- **Material provided**:

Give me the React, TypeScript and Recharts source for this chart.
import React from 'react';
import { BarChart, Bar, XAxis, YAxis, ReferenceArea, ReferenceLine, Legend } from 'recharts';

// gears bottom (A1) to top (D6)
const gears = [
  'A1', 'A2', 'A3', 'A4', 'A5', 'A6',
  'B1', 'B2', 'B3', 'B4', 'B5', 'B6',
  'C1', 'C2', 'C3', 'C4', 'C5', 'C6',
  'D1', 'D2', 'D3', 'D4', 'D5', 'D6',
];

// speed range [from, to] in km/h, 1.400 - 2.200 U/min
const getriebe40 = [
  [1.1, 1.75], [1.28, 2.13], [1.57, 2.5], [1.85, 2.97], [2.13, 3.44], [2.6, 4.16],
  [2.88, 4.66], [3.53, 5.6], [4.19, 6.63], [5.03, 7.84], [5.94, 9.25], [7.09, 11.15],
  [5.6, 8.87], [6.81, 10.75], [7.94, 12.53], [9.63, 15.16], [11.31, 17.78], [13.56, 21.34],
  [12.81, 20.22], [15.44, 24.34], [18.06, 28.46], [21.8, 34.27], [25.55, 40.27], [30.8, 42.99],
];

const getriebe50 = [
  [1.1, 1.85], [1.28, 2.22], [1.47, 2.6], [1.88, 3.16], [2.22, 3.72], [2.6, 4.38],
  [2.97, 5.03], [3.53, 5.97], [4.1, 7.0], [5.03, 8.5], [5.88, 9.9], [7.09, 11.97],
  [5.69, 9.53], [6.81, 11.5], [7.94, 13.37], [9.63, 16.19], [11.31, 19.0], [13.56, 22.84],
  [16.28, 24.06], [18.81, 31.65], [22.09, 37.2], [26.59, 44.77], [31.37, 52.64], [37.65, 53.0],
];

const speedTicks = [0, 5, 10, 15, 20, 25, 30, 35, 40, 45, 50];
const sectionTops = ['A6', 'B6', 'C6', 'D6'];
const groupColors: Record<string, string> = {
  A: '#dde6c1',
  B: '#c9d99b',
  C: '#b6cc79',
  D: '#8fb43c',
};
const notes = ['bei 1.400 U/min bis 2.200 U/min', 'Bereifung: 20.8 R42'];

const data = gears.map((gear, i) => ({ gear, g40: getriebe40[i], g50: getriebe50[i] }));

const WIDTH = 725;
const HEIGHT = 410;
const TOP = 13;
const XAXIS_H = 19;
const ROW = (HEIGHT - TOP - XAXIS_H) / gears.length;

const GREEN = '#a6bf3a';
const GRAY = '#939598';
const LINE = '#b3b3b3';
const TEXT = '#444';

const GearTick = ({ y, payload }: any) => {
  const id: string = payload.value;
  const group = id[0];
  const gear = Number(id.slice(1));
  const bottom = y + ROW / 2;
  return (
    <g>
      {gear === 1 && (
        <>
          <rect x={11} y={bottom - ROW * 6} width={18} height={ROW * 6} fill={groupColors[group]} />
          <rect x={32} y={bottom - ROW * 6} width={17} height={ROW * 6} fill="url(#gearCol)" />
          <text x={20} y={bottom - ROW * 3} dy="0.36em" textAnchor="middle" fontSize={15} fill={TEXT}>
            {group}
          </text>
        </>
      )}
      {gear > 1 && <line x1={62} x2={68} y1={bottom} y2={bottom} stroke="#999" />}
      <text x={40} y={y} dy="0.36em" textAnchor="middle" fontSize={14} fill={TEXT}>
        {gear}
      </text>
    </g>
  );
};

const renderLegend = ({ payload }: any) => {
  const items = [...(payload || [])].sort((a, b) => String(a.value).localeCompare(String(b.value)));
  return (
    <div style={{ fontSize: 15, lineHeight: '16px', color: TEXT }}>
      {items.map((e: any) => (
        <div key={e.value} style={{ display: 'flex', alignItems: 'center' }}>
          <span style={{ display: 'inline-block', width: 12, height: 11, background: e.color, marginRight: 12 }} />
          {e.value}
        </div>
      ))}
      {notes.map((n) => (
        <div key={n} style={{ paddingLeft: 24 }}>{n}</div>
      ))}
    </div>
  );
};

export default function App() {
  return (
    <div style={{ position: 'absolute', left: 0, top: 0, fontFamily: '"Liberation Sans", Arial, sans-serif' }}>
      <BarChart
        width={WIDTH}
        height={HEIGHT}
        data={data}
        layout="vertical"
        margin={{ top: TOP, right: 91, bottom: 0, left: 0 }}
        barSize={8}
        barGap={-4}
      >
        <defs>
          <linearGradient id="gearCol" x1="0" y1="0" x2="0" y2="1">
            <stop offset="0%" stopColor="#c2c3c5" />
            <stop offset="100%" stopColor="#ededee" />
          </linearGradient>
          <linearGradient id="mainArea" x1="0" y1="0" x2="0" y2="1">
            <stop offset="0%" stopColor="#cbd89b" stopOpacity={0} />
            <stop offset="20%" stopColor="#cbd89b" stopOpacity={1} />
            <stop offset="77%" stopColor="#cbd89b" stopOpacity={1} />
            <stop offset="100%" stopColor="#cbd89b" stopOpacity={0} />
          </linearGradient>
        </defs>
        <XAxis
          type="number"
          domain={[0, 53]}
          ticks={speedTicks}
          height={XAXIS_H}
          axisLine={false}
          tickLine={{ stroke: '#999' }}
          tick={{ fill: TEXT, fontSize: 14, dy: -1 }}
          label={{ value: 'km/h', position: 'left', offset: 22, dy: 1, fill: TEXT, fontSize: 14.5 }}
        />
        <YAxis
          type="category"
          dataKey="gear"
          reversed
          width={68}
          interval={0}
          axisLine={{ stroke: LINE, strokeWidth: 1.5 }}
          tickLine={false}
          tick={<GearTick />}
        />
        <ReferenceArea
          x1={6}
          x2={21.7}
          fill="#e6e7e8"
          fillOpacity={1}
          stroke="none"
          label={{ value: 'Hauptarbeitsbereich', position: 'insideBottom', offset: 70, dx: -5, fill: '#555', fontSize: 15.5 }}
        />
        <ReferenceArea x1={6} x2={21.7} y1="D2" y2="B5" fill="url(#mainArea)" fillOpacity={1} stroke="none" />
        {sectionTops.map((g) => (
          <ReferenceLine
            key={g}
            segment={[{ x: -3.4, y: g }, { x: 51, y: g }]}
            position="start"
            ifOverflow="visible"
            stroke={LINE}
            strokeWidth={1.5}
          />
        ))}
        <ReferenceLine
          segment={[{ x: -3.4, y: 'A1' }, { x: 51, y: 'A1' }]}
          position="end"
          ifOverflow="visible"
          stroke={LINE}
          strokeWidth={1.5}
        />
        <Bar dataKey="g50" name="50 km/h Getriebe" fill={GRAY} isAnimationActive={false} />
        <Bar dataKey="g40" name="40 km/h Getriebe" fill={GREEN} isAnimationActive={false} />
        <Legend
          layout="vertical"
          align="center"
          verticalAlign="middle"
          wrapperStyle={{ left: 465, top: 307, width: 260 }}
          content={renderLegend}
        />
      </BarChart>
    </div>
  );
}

- **Task**: Using the data above, restate word for word the lines from its opening line through the line that contains "const TEXT = '#444';", and no more.

- **Exercise solution**:
Give me the React, TypeScript and Recharts source for this chart.
import React from 'react';
import { BarChart, Bar, XAxis, YAxis, ReferenceArea, ReferenceLine, Legend } from 'recharts';

// gears bottom (A1) to top (D6)
const gears = [
  'A1', 'A2', 'A3', 'A4', 'A5', 'A6',
  'B1', 'B2', 'B3', 'B4', 'B5', 'B6',
  'C1', 'C2', 'C3', 'C4', 'C5', 'C6',
  'D1', 'D2', 'D3', 'D4', 'D5', 'D6',
];

// speed range [from, to] in km/h, 1.400 - 2.200 U/min
const getriebe40 = [
  [1.1, 1.75], [1.28, 2.13], [1.57, 2.5], [1.85, 2.97], [2.13, 3.44], [2.6, 4.16],
  [2.88, 4.66], [3.53, 5.6], [4.19, 6.63], [5.03, 7.84], [5.94, 9.25], [7.09, 11.15],
  [5.6, 8.87], [6.81, 10.75], [7.94, 12.53], [9.63, 15.16], [11.31, 17.78], [13.56, 21.34],
  [12.81, 20.22], [15.44, 24.34], [18.06, 28.46], [21.8, 34.27], [25.55, 40.27], [30.8, 42.99],
];

const getriebe50 = [
  [1.1, 1.85], [1.28, 2.22], [1.47, 2.6], [1.88, 3.16], [2.22, 3.72], [2.6, 4.38],
  [2.97, 5.03], [3.53, 5.97], [4.1, 7.0], [5.03, 8.5], [5.88, 9.9], [7.09, 11.97],
  [5.69, 9.53], [6.81, 11.5], [7.94, 13.37], [9.63, 16.19], [11.31, 19.0], [13.56, 22.84],
  [16.28, 24.06], [18.81, 31.65], [22.09, 37.2], [26.59, 44.77], [31.37, 52.64], [37.65, 53.0],
];

const speedTicks = [0, 5, 10, 15, 20, 25, 30, 35, 40, 45, 50];
const sectionTops = ['A6', 'B6', 'C6', 'D6'];
const groupColors: Record<string, string> = {
  A: '#dde6c1',
  B: '#c9d99b',
  C: '#b6cc79',
  D: '#8fb43c',
};
const notes = ['bei 1.400 U/min bis 2.200 U/min', 'Bereifung: 20.8 R42'];

const data = gears.map((gear, i) => ({ gear, g40: getriebe40[i], g50: getriebe50[i] }));

const WIDTH = 725;
const HEIGHT = 410;
const TOP = 13;
const XAXIS_H = 19;
const ROW = (HEIGHT - TOP - XAXIS_H) / gears.length;

const GREEN = '#a6bf3a';
const GRAY = '#939598';
const LINE = '#b3b3b3';
const TEXT = '#444';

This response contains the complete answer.